"Couvrir une manifestation n'est pas un crime. Le traitement subi par ces journalistes, pour avoir fait leur travail d'information, est inacceptable."
Cet article a été initialement publié sur rsf.org le 5 avril 2024.
Trois journalistes ont été arrêtés en dix jours et plusieurs ont subi des intimidations alors qu’ils couvraient des manifestations organisées à Amman pour dénoncer la guerre à Gaza. Reporters sans frontières (RSF) appelle le gouvernement jordanien à faire cesser immédiatement la répression des professionnels de l’information qui ne font que leur travail. Le reporter Charbel al-Disi du média en ligne 7iber, toujours détenu, doit être libéré.
Le reporter de 25 ans connu sous son nom de plume Charbel al-Disi, ne faisait que son travail lorsqu’il a été arrêté par les forces de l’ordre le 30 mars dernier. ll couvrait pour le média 7iber une manifestation réclamant la fermeture de l’ambassade d’Israël, organisée devant le bâtiment, pour protester contre la guerre à Gaza. Enfermé depuis ce jour, le journaliste est accusé d’avoir “participé à un rassemblement illégal”.
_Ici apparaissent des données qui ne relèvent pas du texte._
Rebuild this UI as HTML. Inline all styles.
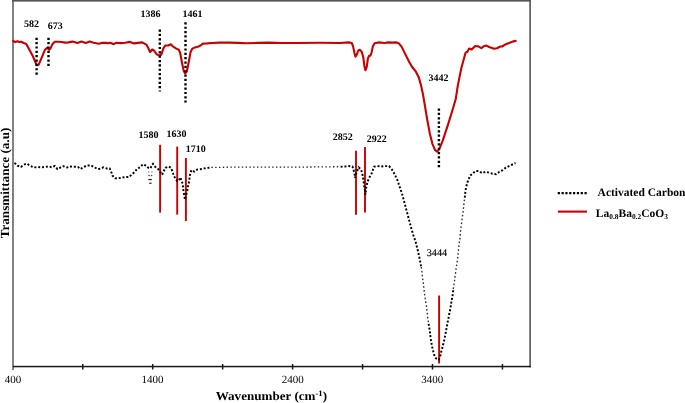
<!DOCTYPE html>
<html><head><meta charset="utf-8"><style>
html,body{margin:0;padding:0;background:#fff;}
svg{display:block;will-change:transform;}
text{font-family:"Liberation Serif",serif;text-rendering:geometricPrecision;}
.b{font-weight:bold;}
</style></head><body>
<svg width="685" height="403" viewBox="0 0 685 403">
<rect width="685" height="403" fill="#fff"/>
<!-- frame -->
<rect x="12" y="0" width="2" height="370" fill="#828282"/>
<rect x="12" y="0" width="519" height="1.6" fill="#555"/>
<rect x="529.3" y="0" width="1.6" height="367.3" fill="#555"/>
<rect x="13" y="365.8" width="517.9" height="1.5" fill="#1a1a1a"/>
<line x1="82.75" y1="364" x2="82.75" y2="369.5" stroke="#1a1a1a" stroke-width="1.5"/><line x1="152.70" y1="364" x2="152.70" y2="369.5" stroke="#1a1a1a" stroke-width="1.5"/><line x1="222.65" y1="364" x2="222.65" y2="369.5" stroke="#1a1a1a" stroke-width="1.5"/><line x1="292.60" y1="364" x2="292.60" y2="369.5" stroke="#1a1a1a" stroke-width="1.5"/><line x1="362.55" y1="364" x2="362.55" y2="369.5" stroke="#1a1a1a" stroke-width="1.5"/><line x1="432.50" y1="364" x2="432.50" y2="369.5" stroke="#1a1a1a" stroke-width="1.5"/><line x1="502.45" y1="364" x2="502.45" y2="369.5" stroke="#1a1a1a" stroke-width="1.5"/>
<!-- tick labels -->
<g font-size="11" text-anchor="middle" fill="#000">
<text x="12.9" y="383.2">400</text>
<text x="152.6" y="383.2">1400</text>
<text x="292.8" y="383.2">2400</text>
<text x="432.3" y="383.2">3400</text>
</g>
<text class="b" transform="translate(271.4,400) scale(1.065,1)" font-size="12.3" text-anchor="middle">Wavenumber (cm<tspan dy="-4.2" font-size="8.2">-1</tspan><tspan dy="4.2">)</tspan></text>
<text class="b" transform="translate(8.9,183) rotate(-90) scale(1.06,1)" font-size="12.4" text-anchor="middle">Transmittance (a.u)</text>
<!-- spectra -->
<path d="M13.2,40.9 L15.1,42.1 L17.6,41.2 L19.4,42.0 L21.3,41.8 L23.8,43.0 L26.3,43.9 L29.4,49.8 L32.5,55.4 L34.9,61.0 L36.8,65.3 L38.7,64.7 L41.8,57.3 L44.9,49.8 L47.3,47.7 L49.2,49.8 L50.4,48.6 L52.3,44.3 L54.8,41.8 L57.9,41.8 L61.6,42.0 L65.3,42.6 L68.4,42.4 L72.6,41.6 L77.4,43.0 L81.4,41.6 L85.8,42.9 L89.7,41.6 L93.6,42.7 L98.9,43.8 L101.5,42.9 L105.9,42.9 L108.5,43.3 L110.3,42.7 L113.8,44.2 L116.4,42.7 L120.8,43.1 L125.2,42.7 L130.0,41.9 L134.2,43.4 L137.9,42.9 L142.3,42.4 L146.6,44.9 L148.5,48.6 L150.1,52.1 L152.2,49.5 L154.0,50.5 L156.5,54.2 L159.0,55.4 L161.2,54.8 L163.3,48.6 L165.2,45.5 L168.3,45.5 L170.8,44.3 L173.2,46.7 L176.3,48.6 L178.8,49.8 L180.2,53.0 L181.9,62.2 L183.7,70.9 L185.2,73.4 L186.8,71.5 L188.7,62.2 L190.5,52.3 L192.4,48.6 L194.9,47.4 L198.6,46.5 L200.5,45.5 L202.9,43.6 L207.3,43.4 L212.2,43.0 L219.7,42.6 L229.6,42.6 L238.0,42.9 L246.0,43.3 L258.0,42.9 L269.0,42.6 L282.0,43.0 L298.0,43.0 L320.0,42.8 L340.0,43.0 L348.7,42.4 L351.8,43.0 L353.0,46.1 L354.3,52.3 L355.5,56.7 L356.7,54.8 L358.3,50.5 L359.8,49.8 L361.7,51.7 L363.3,57.3 L364.4,66.0 L365.4,70.3 L366.7,67.2 L367.9,58.5 L369.1,55.8 L370.4,55.7 L371.6,52.3 L372.9,46.1 L374.7,43.3 L378.4,42.4 L384.6,43.0 L388.3,42.4 L392.1,42.6 L396.4,42.4 L398.7,43.2 L401.7,46.9 L405.4,54.4 L409.1,61.8 L412.1,67.0 L415.8,71.5 L418.8,77.4 L421.1,85.6 L423.0,94.5 L424.6,103.9 L427.2,119.5 L429.8,133.4 L432.4,143.8 L435.0,149.9 L437.2,151.7 L439.3,149.1 L442.8,140.4 L448.0,124.7 L452.3,110.8 L455.8,98.7 L457.8,85.6 L461.3,68.2 L463.9,58.7 L465.6,52.6 L467.4,51.7 L469.1,48.6 L471.7,49.5 L475.2,46.0 L477.8,46.2 L481.3,48.2 L483.9,46.2 L486.5,45.6 L489.1,47.0 L494.3,48.8 L496.9,48.2 L500.4,46.5 L502.1,46.5 L504.7,44.8 L509.1,43.0 L512.5,41.6 L515.7,40.9" fill="none" stroke="#c80000" stroke-width="2.1" stroke-linejoin="round" stroke-linecap="round"/>
<line x1="160.1" y1="144.8" x2="160.1" y2="212.6" stroke="#c80000" stroke-width="1.9"/>
<line x1="177.2" y1="146.6" x2="177.2" y2="214.6" stroke="#c80000" stroke-width="1.9"/>
<line x1="185.9" y1="158" x2="185.9" y2="221" stroke="#c80000" stroke-width="1.9"/>
<line x1="356" y1="150.8" x2="356" y2="214.8" stroke="#c80000" stroke-width="1.9"/>
<line x1="365" y1="147.1" x2="365" y2="212.6" stroke="#c80000" stroke-width="1.9"/>
<line x1="439.1" y1="295.5" x2="439.1" y2="363.5" stroke="#c80000" stroke-width="1.9"/>
<path d="M14.5,162.9 L17.5,165.7 L20.9,166.9 L23.9,164.6 L26.9,163.6 L30.4,165.9 L33.8,167.4 L37.3,167.1 L41.3,167.2 L44.8,167.1 L48.7,166.4 L51.5,167.3 L54.8,166.0 L57.4,169.0 L60.3,167.6 L63.4,166.2 L67.1,167.5 L70.8,166.5 L74.6,166.8 L77.9,166.9 L80.5,169.0 L83.9,166.9 L87.2,165.4 L90.9,165.4 L94.4,167.3 L97.6,169.0 L100.3,168.7 L103.3,167.4 L106.7,168.4 L109.7,168.4 L111.2,171.8 L112.5,175.6 L115.2,178.3 L118.2,178.3 L121.8,177.7 L125.3,177.0 L129.0,177.0 L132.0,174.3 L134.6,172.0 L137.2,168.8 L140.2,167.1 L142.9,164.3 L146.3,165.8 L148.4,168.0 L150.2,168.5 L153.0,163.9 L155.1,166.8 L158.0,168.9 L160.5,172.4 L162.1,174.8 L163.6,171.5 L165.4,167.8 L168.5,166.5 L171.0,167.8 L172.5,171.7 L173.7,175.2 L175.3,178.6 L177.2,181.0 L179.0,180.4 L180.3,177.3 L181.8,181.0 L182.8,184.8 L183.1,188.5 L183.6,192.2 L184.4,195.9 L184.9,199.5 L185.9,195.9 L186.9,192.2 L187.7,188.5 L188.3,184.8 L189.3,181.0 L189.6,177.3 L190.2,173.6 L191.4,170.1 L194.2,171.5 L197.0,169.6 L200.1,169.2 L204.2,168.4 L207.8,167.9 L211.4,167.4" fill="none" stroke="#000" stroke-width="1.95" stroke-dasharray="2.0 1.85"/>
<rect x="148.0" y="171.2" width="1.3" height="1.2" fill="#888"/>
<rect x="151.3" y="171.2" width="1.3" height="1.2" fill="#888"/>
<rect x="148.4" y="174.9" width="1.4" height="1.3" fill="#444"/>
<rect x="150.9" y="174.9" width="1.4" height="1.3" fill="#444"/>
<rect x="148.4" y="178.9" width="3.4" height="1.3" fill="#222"/>
<rect x="149.2" y="182.6" width="2.4" height="1.3" fill="#333"/>
<path d="M211.4,167.4 L230.0,167.2 L260.0,167.2 L300.0,167.1 L340.6,166.7" fill="none" stroke="#222" stroke-width="1.3" stroke-dasharray="1.4 2.4"/>
<path d="M340.6,166.7 L345.0,166.5 L348.7,166.1 L352.4,166.5 L353.6,169.8 L354.6,174.2 L355.1,177.9 L355.9,174.2 L357.4,170.5 L358.8,167.4 L361.1,169.8 L362.3,173.6 L362.9,177.3 L363.6,181.6 L364.2,186.0 L364.8,189.7 L365.4,194.6 L366.3,187.2 L367.3,182.9 L368.3,179.8 L369.8,176.7 L371.6,173.6 L372.9,169.8 L374.1,166.7 L377.2,166.1 L380.9,166.5 L385.2,166.1 L389.0,166.1 L391.4,168.6 L393.3,171.7 L395.2,175.4 L397.0,179.1 L398.3,182.5 L399.2,185.7 L401.9,193.2 L404.9,204.4 L407.9,215.5 L410.8,226.7 L413.9,237.0 L415.4,241.0 L416.3,244.6 L417.3,248.5 L418.2,252.0 L418.9,255.6 L419.9,259.7 L420.5,263.4 L421.2,267.1" fill="none" stroke="#000" stroke-width="1.95" stroke-dasharray="2.0 1.85"/>
<path d="M421.2,267.1 L421.8,270.9 L422.6,278.3 L423.6,286.0 L424.5,293.4 L425.5,301.1 L426.4,305.0 L427.1,312.4 L428.0,319.8 L428.6,323.8" fill="none" stroke="#2a2a2a" stroke-width="1.35" stroke-dasharray="1.6 2.25"/>
<path d="M428.6,323.8 L429.3,327.9 L429.9,331.6 L430.3,335.3 L430.8,339.1 L431.4,342.8 L432.1,346.5 L433.0,350.3 L433.9,354.0 L435.0,357.3 L436.5,358.8 L437.7,359.6 L438.8,359.6 L440.3,356.2 L441.0,352.5 L442.1,348.8 L443.0,345.1 L444.0,341.6 L444.7,337.8 L445.5,333.7 L446.2,329.9 L446.8,326.5 L447.6,322.4 L448.4,318.7 L449.0,315.0 L449.9,311.3 L450.5,307.6 L451.1,303.8 L451.7,300.1 L452.4,296.4 L453.0,292.7 L453.3,289.0" fill="none" stroke="#000" stroke-width="1.95" stroke-dasharray="2.0 1.85"/>
<path d="M453.3,289.0 L453.8,285.6 L454.5,280.9 L454.9,277.2 L455.5,273.7 L455.9,270.0 L456.5,266.3 L457.0,262.6 L457.6,258.6 L458.0,254.9 L458.3,251.2 L458.8,247.4 L459.2,243.5 L459.9,239.4 L460.1,235.7 L460.5,231.8 L460.9,228.2 L461.4,224.4 L462.0,220.4 L462.4,216.7 L463.0,213.0 L463.3,209.3 L463.8,205.5 L464.2,201.4 L464.8,197.7" fill="none" stroke="#2a2a2a" stroke-width="1.35" stroke-dasharray="1.6 2.25"/>
<path d="M464.8,197.7 L465.5,190.3 L467.1,183.1 L468.7,179.0 L470.3,175.5 L472.7,173.4 L475.5,171.0 L478.9,171.0 L482.1,173.1 L485.6,171.8 L488.9,172.6 L492.4,173.7 L496.1,174.2 L499.4,171.8 L502.6,170.2 L505.8,167.7 L509.0,166.1 L512.3,164.5 L515.5,162.9" fill="none" stroke="#000" stroke-width="1.95" stroke-dasharray="2.0 1.85"/>
<line x1="36.6" y1="37.7" x2="36.6" y2="75" stroke="#000" stroke-width="2.4" stroke-dasharray="2.2 2.15"/>
<line x1="48.5" y1="37.7" x2="48.5" y2="66.5" stroke="#000" stroke-width="2.4" stroke-dasharray="2.2 2.15"/>
<line x1="159.8" y1="29.5" x2="159.8" y2="91.5" stroke="#000" stroke-width="2.4" stroke-dasharray="2.2 2.15"/>
<line x1="185.5" y1="22.3" x2="185.5" y2="102.5" stroke="#000" stroke-width="2.4" stroke-dasharray="2.2 2.15"/>
<line x1="438.9" y1="108.5" x2="438.9" y2="168.3" stroke="#000" stroke-width="2.4" stroke-dasharray="2.2 2.15"/>
<!-- peak labels -->
<g class="b" font-size="10" font-weight="bold" text-anchor="middle">
<text x="31.6" y="27">582</text>
<text x="55.2" y="29.3">673</text>
<text x="150.6" y="16.8">1386</text>
<text x="192.4" y="16.8">1461</text>
<text x="438.5" y="80.9">3442</text>
<text x="148.5" y="137.5">1580</text>
<text x="176.6" y="136.7">1630</text>
<text x="195.8" y="152.1">1710</text>
<text x="342.8" y="139.9">2852</text>
<text x="376.8" y="142.1">2922</text>
<text x="436.9" y="255.6" font-weight="normal" font-size="10.2" stroke="#000" stroke-width="0.15">3444</text>
</g>
<!-- legend -->
<line x1="557.7" y1="193.1" x2="587" y2="193.1" stroke="#000" stroke-width="2.3" stroke-dasharray="2.2 1.63"/>
<line x1="557.9" y1="211.6" x2="587" y2="211.6" stroke="#c80000" stroke-width="2.1"/>
<text class="b" x="597.6" y="196" font-size="11.5">Activated Carbon</text>
<text class="b" x="595.8" y="216.7" font-size="11.5">La<tspan font-size="7.4" dy="2.3">0.8</tspan><tspan dy="-2.3">Ba</tspan><tspan font-size="7.4" dy="2.3">0.2</tspan><tspan dy="-2.3">CoO</tspan><tspan font-size="7.4" dy="2.3">3</tspan></text>
</svg>
</body></html>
Deux autres journalistes, selon les informations recueillies par RSF, ont aussi été interpellés pour les mêmes raisons. Les forces de sécurité jordaniennes ont arrêté le 21 mars le photojournaliste indépendant Abdul Jabbar Zeitoun alors qu’il couvrait lui aussi une manifestation contre la guerre à Gaza. Il a été relâché le 28 mars après sept jours de détention. Le 26 mars, le journaliste de l’Arabic Post, Khair Al-Jabri, a lui aussi été arrêté alors qu’il couvrait un rassemblement similaire, et a passé trois jours en détention, car accusé de ne pas posséder de carte de presse.
“Couvrir une manifestation n’est pas un crime. Le traitement subi par ces journalistes, pour avoir fait leur travail d’information, est inacceptable. Ces détentions entravent la liberté de la presse. RSF appelle les autorités jordaniennes à cesser immédiatement ses manœuvres d’intimidation et à libérer le journaliste toujours détenu.”
Jonathan Dagher, Responsable du bureau Moyen-Orient de RSF
Pressions et intimidations des journalistes
Bien qu’il se soit présenté aux policiers comme journaliste, Abdul Jabbar Zeitoun a été arrêté le 21 mars puis transféré vers différents services du système correctionnel. C’est en reconnaissant finalement son statut de journaliste que le gouverneur administratif de la région, chargé de l’interrogatoire, l’a condamné à sept jours de détention -alors que la loi prévoit que cette décision revient au procureur – et en lui signifiant de manière provocatrice que“la prison est pleine de sujets intéressants à traiter”, selon le témoignage du journaliste.
Des pressions ont également été signalées par une quatrième photojournaliste, qui a préféré garder l’anonymat pour des raisons de sécurité. Elle raconte à RSF qu’elle a été convoquée par les forces de l’ordre le 1er avril et interrogée pendant des heures sur son travail, ainsi que sur ses “pensées concernant la Palestine et la Jordanie”. Elle a finalement été contrainte de signer une “promesse” de ne plus “participer à des manifestations” susceptibles de “mettre en péril la sécurité du pays”. Son domicile a également été perquisitionné par la police.
Contraints de prendre des mesures de précaution
Ce climat liberticide oblige de plus en plus les journalistes à adopter des mesures de précaution pour éviter d’être pris dans une situation jugée suspecte par les forces de l’ordre. Les journalistes indépendants sont particulièrement affectés. Ils estiment que “rien ne peut les protéger”, comme rapporté par une journaliste indépendante qui a également préféré garder l’anonymat. Lorsqu’elle couvrait les manifestations, elle est “restée au milieu de la foule sans trop s’approcher des forces de sécurité” pour éviter d’être arrêtée. Plusieurs autres journalistes interrogés par RSF, témoignent de ces entraves à la couverture des manifestations.
Tensions croissantes dans la région
Ces arrestations en Jordanie illustrent une nouvelle fois la pression croissante exercée sur les reporters dans l’ensemble de la région depuis le déclenchement de la guerre à Gaza. En Cisjordanie voisine, au moins 33 journalistes ont été arrêtés par les forces d’occupation israéliennes et des bombes israéliennes ont tué trois journalistes qui couvraient la guerre depuis le Sud-Liban. Depuis le 7 octobre, plus d’une centaine de journalistes ont été tués par Israël à Gaza, dont au moins 22 dans l’exercice de leur fonction.